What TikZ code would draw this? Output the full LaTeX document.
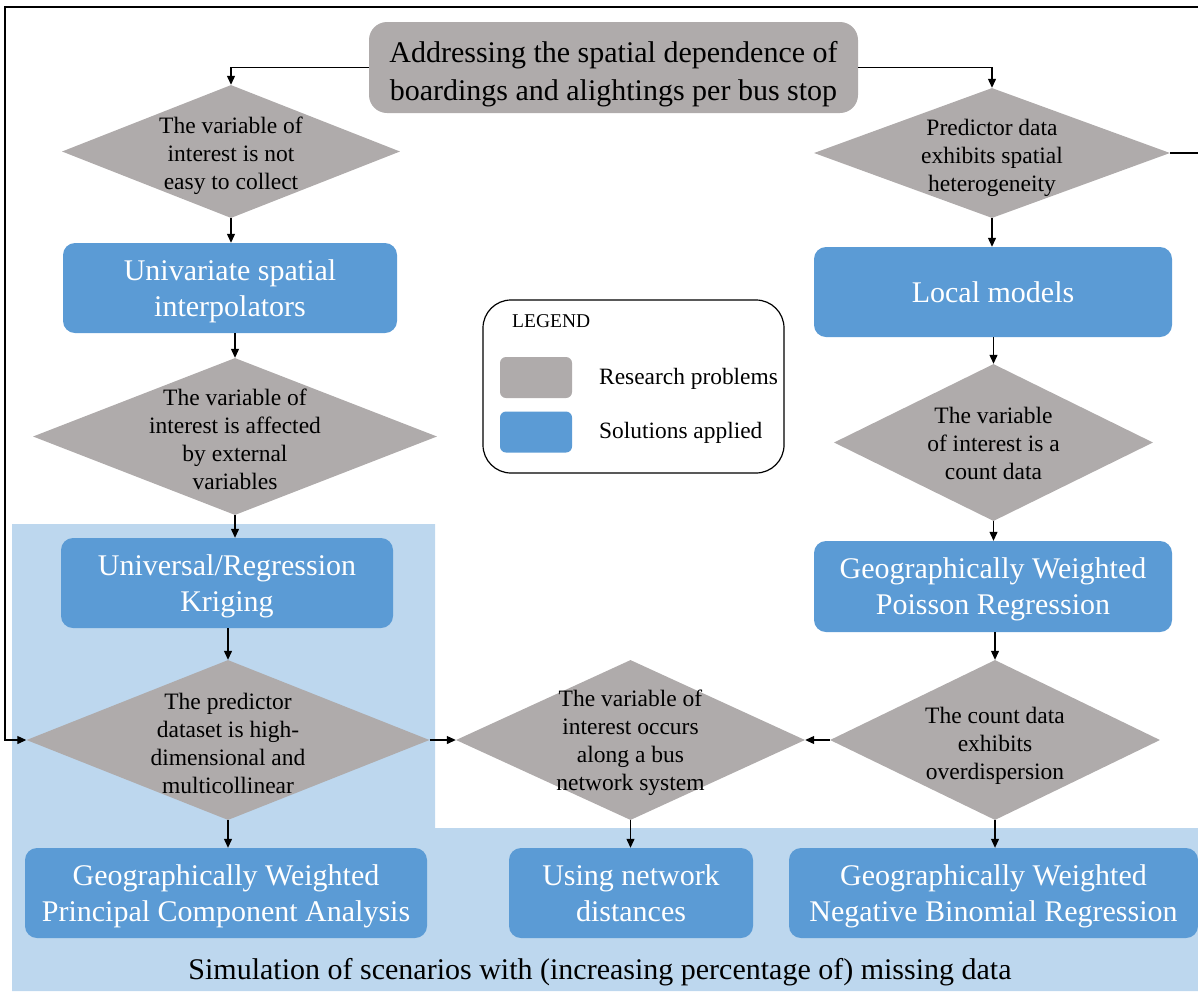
\documentclass[tikz,border=0pt]{standalone}
\usepackage{fontspec}
\newfontfamily\lserif{Liberation Serif}
\usetikzlibrary{shapes.geometric,arrows.meta}
\definecolor{probgray}{HTML}{AFABAB}
\definecolor{solblue}{HTML}{5B9BD5}
\definecolor{bgblue}{HTML}{BDD7EE}
\begin{document}
\begin{tikzpicture}[x=1pt,y=-1pt,
  dia/.style={diamond, fill=probgray, inner sep=0pt, draw=none},
  dtext/.style={align=center, font=\lserif\fontsize{23.5}{28}\selectfont, inner sep=0pt},
  sol/.style={rounded corners=12pt, fill=solblue, text=white, align=center, font=\lserif\fontsize{30}{36}\selectfont, inner sep=0pt, text depth=-4pt},
  arr/.style={-{Triangle[length=9pt,width=8pt]}, line width=1.2pt, black},
  legtxt/.style={anchor=west, font=\lserif\fontsize{23.4}{26}\selectfont, inner sep=0pt},
  swatch/.style={rounded corners=6pt, minimum width=72pt, minimum height=41pt, inner sep=0pt},
]
\useasboundingbox (0,0) rectangle (1198,991);
% background region
\fill[bgblue] (12,524) -- (435,524) -- (435,828) -- (1198,828) -- (1198,991) -- (12,991) -- cycle;

% title
\node[rounded corners=18pt, fill=probgray, inner sep=0pt, minimum width=489pt, minimum height=91pt] (title) at (613.5,67.5) {};
\node[align=center, inner sep=0pt, font=\lserif\fontsize{30}{38}\selectfont] (titlet) at (613.5,74) {Addressing the spatial dependence of\\boardings and alightings per bus stop};

% left column
\node[dia, minimum width=338pt, minimum height=133pt] (d1) at (231,151.5) {};
\node[dtext] (d1t) at (231,156) {The variable of\\interest is not\\easy to collect};
\node[sol, minimum width=334pt, minimum height=90pt] (b1) at (230,288) {Univariate spatial\\interpolators};
\node[dia, minimum width=404pt, minimum height=157pt] (d2) at (235,436.5) {};
\node[dtext] (d2t) at (235,439) {The variable of\\interest is affected\\by external\\variables};
\node[sol, minimum width=332pt, minimum height=90pt] (b2) at (227,583) {Universal/Regression\\Kriging};
\node[dia, minimum width=403pt, minimum height=160pt] (d3) at (228,740) {};
\node[dtext] (d3t) at (228,743) {The predictor\\dataset is high-\\dimensional and\\multicollinear};

% middle
\node[dia, minimum width=349pt, minimum height=160pt] (d4) at (630.5,740) {};
\node[dtext] (d4t) at (630.5,743) {The variable of\\interest occurs\\along a bus\\network system};

% right column
\node[dia, minimum width=356pt, minimum height=130pt] (r1) at (992,153) {};
\node[dtext] (r1t) at (992,158) {Predictor data\\exhibits spatial\\heterogeneity};
\node[sol, minimum width=358pt, minimum height=90pt] (rb1) at (993,292) {Local models};
\node[dia, minimum width=319pt, minimum height=157pt] (r2) at (993.5,442.5) {};
\node[dtext] (r2t) at (993.5,443) {The variable\\of interest is a\\count data};
\node[sol, minimum width=358pt, minimum height=91pt] (rb2) at (993,586.5) {Geographically Weighted\\Poisson Regression};
\node[dia, minimum width=330pt, minimum height=160pt] (d5) at (995,740) {};
\node[dtext] (d5t) at (995,746) {The count data\\exhibits\\overdispersion};

% bottom solutions
\node[sol, minimum width=402pt, minimum height=90pt] (bb1) at (226,893) {Geographically Weighted\\Principal Component Analysis};
\node[sol, minimum width=244pt, minimum height=90pt] (bb2) at (631,893) {Using network\\distances};
\node[sol, minimum width=409pt, minimum height=90pt] (bb3) at (993.5,893) {Geographically Weighted\\Negative Binomial Regression};

\node[font=\lserif\fontsize{30}{34}\selectfont, inner sep=0pt] (sim) at (600,972) {Simulation of scenarios with (increasing percentage of) missing data};

% legend
\node[draw, line width=1.2pt, rounded corners=28pt, minimum width=301pt, minimum height=173pt] (legend) at (633.5,386.5) {};
\node[anchor=west, font=\lserif\fontsize{19.5}{22}\selectfont, inner sep=0pt] (legtitle) at (512,321) {LEGEND};
\node[swatch, fill=probgray] (swg) at (536,377.5) {};
\node[swatch, fill=solblue] (swb) at (536,432) {};
\node[legtxt] (lgg) at (599,379) {Research problems};
\node[legtxt] (lgb) at (599,433) {Solutions applied};

% connectors
\draw[arr] (title.west) -| (d1.north);
\draw[arr] (title.east) -| (r1.north);
\draw[arr] (d1.south) -- (d1.south |- b1.north);
\draw[arr] (d2.north |- b1.south) -- (d2.north);
\draw[arr] (d2.south) -- (d2.south |- b2.north);
\draw[arr] (d3.north |- b2.south) -- (d3.north);
\draw[arr] (d3.south) -- (d3.south |- bb1.north);
\draw[arr] (d3.east) -- (d4.west);
\draw[arr] (d5.west) -- (d4.east);
\draw[arr] (d4.south) -- (d4.south |- bb2.north);
\draw[arr] (d5.south) -- (d5.south |- bb3.north);
\draw[arr] (r1.south) -- (r1.south |- rb1.north);
\draw[arr] (r2.north |- rb1.south) -- (r2.north);
\draw[arr] (r2.south) -- (r2.south |- rb2.north);
\draw[arr] (d5.north |- rb2.south) -- (d5.north);
\coordinate (cTR) at (1215,7);
\coordinate (cTL) at (5,7);
\draw[arr] (r1.east) -| (cTR) -- (cTL) |- (d3.west);
\end{tikzpicture}
\end{document}
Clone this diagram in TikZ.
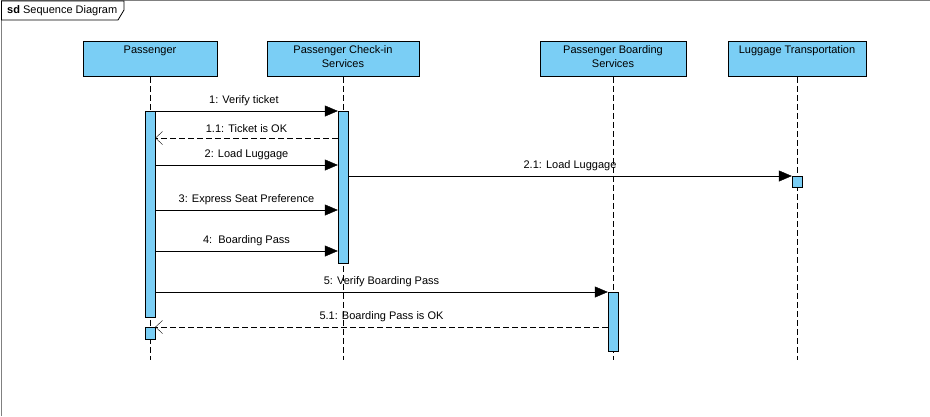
\documentclass[tikz,border=0pt]{standalone}
\usepackage{fontspec}
\setmainfont{Liberation Sans}
\usetikzlibrary{arrows.meta,positioning}
\definecolor{lifeblue}{RGB}{122,206,245}
\definecolor{framegray}{RGB}{128,128,128}

\begin{document}
\begin{tikzpicture}
    [x=1pt, y=-1pt,
      font=\fontsize{11}{14}\selectfont,
      head/.style={draw, thick, fill=lifeblue, anchor=north, minimum height=35pt, inner sep=0pt},
      title/.style={anchor=north, align=center, inner sep=0pt},
      lifeline/.style={dashed, dash pattern=on 6pt off 3pt},
      bar/.style={draw, fill=lifeblue, anchor=north, minimum width=10pt, inner sep=0pt},
      msg/.style={-{Triangle[length=13pt,width=11pt]}},
      reply/.style={dash pattern=on 6pt off 3pt, -{Straight Barb[length=7pt,width=13pt]}},
      lbl/.style={midway, above=5.5pt, inner sep=0pt}]
    \useasboundingbox (0,0) rectangle (930,416);
    % frame
    \draw[framegray] (1,416) -- (1,0.5) -- (930,0.5);
    \draw[thick, fill=white] (1.5,1) -- (124,1) -- (124,10) -- (118,20) -- (1.5,20) -- cycle;
    \node[anchor=west, inner sep=0pt] (sd) at (7,10.5) {\textbf{sd} Sequence Diagram};
    % lifeline heads
    \node[head, minimum width=134pt] (p) at (150,41) {};
    \node[head, minimum width=152pt] (ci) at (343,41) {};
    \node[head, minimum width=146pt] (bs) at (613,41) {};
    \node[head, minimum width=138pt] (lt) at (797,41) {};
    \node[title] (p-t) at ([yshift=-4.5pt]p.north) {Passenger};
    \node[title] (ci-t) at ([yshift=-4.5pt]ci.north) {Passenger Check-in\\Services};
    \node[title] (bs-t) at ([yshift=-4.5pt]bs.north) {Passenger Boarding\\Services};
    \node[title] (lt-t) at ([yshift=-4.5pt]lt.north) {Luggage Transportation};
    % lifelines
    \foreach \h in {p,ci,bs,lt}
      \draw[lifeline] (\h.south) -- (\h.south |- 0,360);
    % activations
    \node[bar, minimum height=206pt] (pa) at (150,111) {};
    \node[bar, minimum height=12pt] (pb) at (150,327) {};
    \node[bar, minimum height=152pt] (ca) at (343,111) {};
    \node[bar, minimum height=11pt] (la) at (797,176) {};
    \node[bar, minimum height=59pt] (ba) at (613,292) {};
    % message rows
    \coordinate (r11) at (0,138);
    \coordinate (r2) at (0,165);
    \coordinate (r3) at (0,210);
    \coordinate (r4) at (0,251);
    \coordinate (r5) at (0,292);
    % messages
    \draw[msg] (pa.north) -- (ca.north west) node[lbl] {1: Verify ticket};
    \draw[reply] (ca.west |- r11) -- (pa.east |- r11) node[lbl] {1.1: Ticket is OK};
    \draw[msg] (pa.east |- r2) -- (ca.west |- r2) node[lbl] {2: Load Luggage};
    \draw[msg] (ca.east |- la.north) -- (la.north west) node[lbl] {2.1: Load Luggage};
    \draw[msg] (pa.east |- r3) -- (ca.west |- r3) node[lbl] {3: Express Seat Preference};
    \draw[msg] (pa.east |- r4) -- (ca.west |- r4) node[lbl] {4:\ \ Boarding Pass};
    \draw[msg] (pa.east |- r5) -- (ba.north west) node[lbl] {5: Verify Boarding Pass};
    \draw[reply] (ba.west |- pb.north) -- (pb.north east) node[lbl] {5.1: Boarding Pass is OK};
\end{tikzpicture}
\end{document}
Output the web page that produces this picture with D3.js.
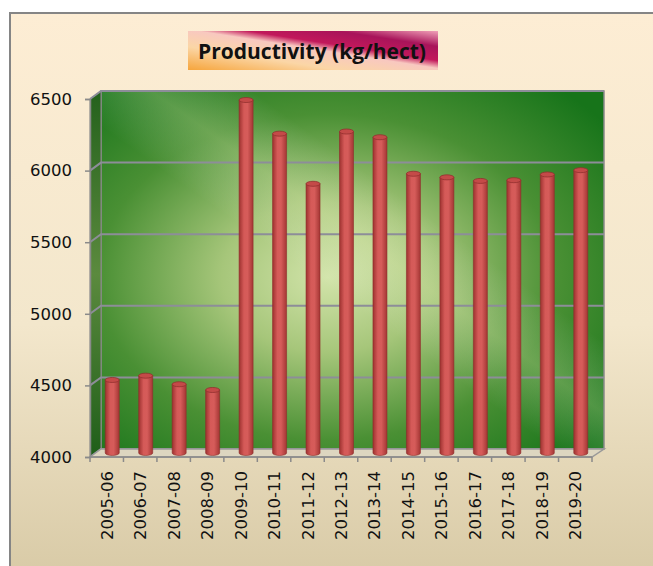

□ □ □ □ □

:: EXERCISE INSTRUCTIONS ::
Copy nothing past the line containing "(d3t) at (228,743)": reproduce every line from the start of the records up to it, skipping pictures.

:: TASK SOLUTION ::
What TikZ code would draw this? Output the full LaTeX document.
\documentclass[tikz,border=0pt]{standalone}
\usepackage{fontspec}
\newfontfamily\lserif{Liberation Serif}
\usetikzlibrary{shapes.geometric,arrows.meta}
\definecolor{probgray}{HTML}{AFABAB}
\definecolor{solblue}{HTML}{5B9BD5}
\definecolor{bgblue}{HTML}{BDD7EE}
\begin{document}
\begin{tikzpicture}[x=1pt,y=-1pt,
  dia/.style={diamond, fill=probgray, inner sep=0pt, draw=none},
  dtext/.style={align=center, font=\lserif\fontsize{23.5}{28}\selectfont, inner sep=0pt},
  sol/.style={rounded corners=12pt, fill=solblue, text=white, align=center, font=\lserif\fontsize{30}{36}\selectfont, inner sep=0pt, text depth=-4pt},
  arr/.style={-{Triangle[length=9pt,width=8pt]}, line width=1.2pt, black},
  legtxt/.style={anchor=west, font=\lserif\fontsize{23.4}{26}\selectfont, inner sep=0pt},
  swatch/.style={rounded corners=6pt, minimum width=72pt, minimum height=41pt, inner sep=0pt},
]
\useasboundingbox (0,0) rectangle (1198,991);
% background region
\fill[bgblue] (12,524) -- (435,524) -- (435,828) -- (1198,828) -- (1198,991) -- (12,991) -- cycle;

% title
\node[rounded corners=18pt, fill=probgray, inner sep=0pt, minimum width=489pt, minimum height=91pt] (title) at (613.5,67.5) {};
\node[align=center, inner sep=0pt, font=\lserif\fontsize{30}{38}\selectfont] (titlet) at (613.5,74) {Addressing the spatial dependence of\\boardings and alightings per bus stop};

% left column
\node[dia, minimum width=338pt, minimum height=133pt] (d1) at (231,151.5) {};
\node[dtext] (d1t) at (231,156) {The variable of\\interest is not\\easy to collect};
\node[sol, minimum width=334pt, minimum height=90pt] (b1) at (230,288) {Univariate spatial\\interpolators};
\node[dia, minimum width=404pt, minimum height=157pt] (d2) at (235,436.5) {};
\node[dtext] (d2t) at (235,439) {The variable of\\interest is affected\\by external\\variables};
\node[sol, minimum width=332pt, minimum height=90pt] (b2) at (227,583) {Universal/Regression\\Kriging};
\node[dia, minimum width=403pt, minimum height=160pt] (d3) at (228,740) {};
\node[dtext] (d3t) at (228,743) {The predictor\\dataset is high-\\dimensional and\\multicollinear};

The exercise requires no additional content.